To assess progress of neonatal intensive care units (NICUs) participating in the Vermont Oxford Network iNICQ 2015: Alarm Safety Collaborative in achieving Joint Commission 2014 alarm safety goals with respect to oximeters, and to compare patient-level oxygen saturation (SpO2) and oximeter alarm data to local policies.STUDY DESIGN:
Prospective multicenter audits in February and August 2015 assessed implementation of policies addressing Joint Commission 2014 Alarm Safety goals, and ascertained SpO2 targets, oximeter alarm settings and compliance with policy-specified SpO2 targets and alarms.RESULTS:
Eighty-six NICUs completed both audits. Of 13 policies addressing mandated goals, median (interquartile range) 8 (5, 9) policies were implemented at audit 1 and 9 (6, 11) at audit 2 (P = 0.004).

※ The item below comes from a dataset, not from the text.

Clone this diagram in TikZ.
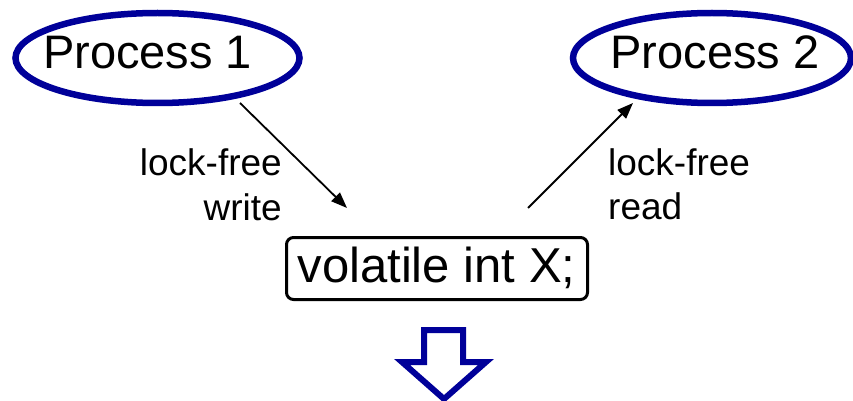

At audit 1, 28 NICUs had implemented ≥ 9 policies versus 47 at audit 2. For 794 infants < 31 weeks gestation, < 36 weeks postmenstrual age, and on supplemental oxygen, median SpO2 target lower limit was 88% (interquartile range 87%, 90%; range 75% to 94%), upper limit 95% (interquartile range 94%, 96%; range 85% to 100%). High oximeter alarm was set according to local policy for 63% of infants, for whom SpO2 >97% was less frequent than when high alarm was not set to policy (10.1% vs 21.5%, P = 0.006).CONCLUSIONS:
Participating NICUs showed significant progress between audits in their implementation of Joint Commission Alarm Safety goals for oximeter monitoring. Oximeter high alarm not set per local policy is associated with increased hyperoxemia in preterm infants. Recommendations to standardize oxygen saturation targets for infants at risk for oxygenation-related outcomes have not been widely adopted.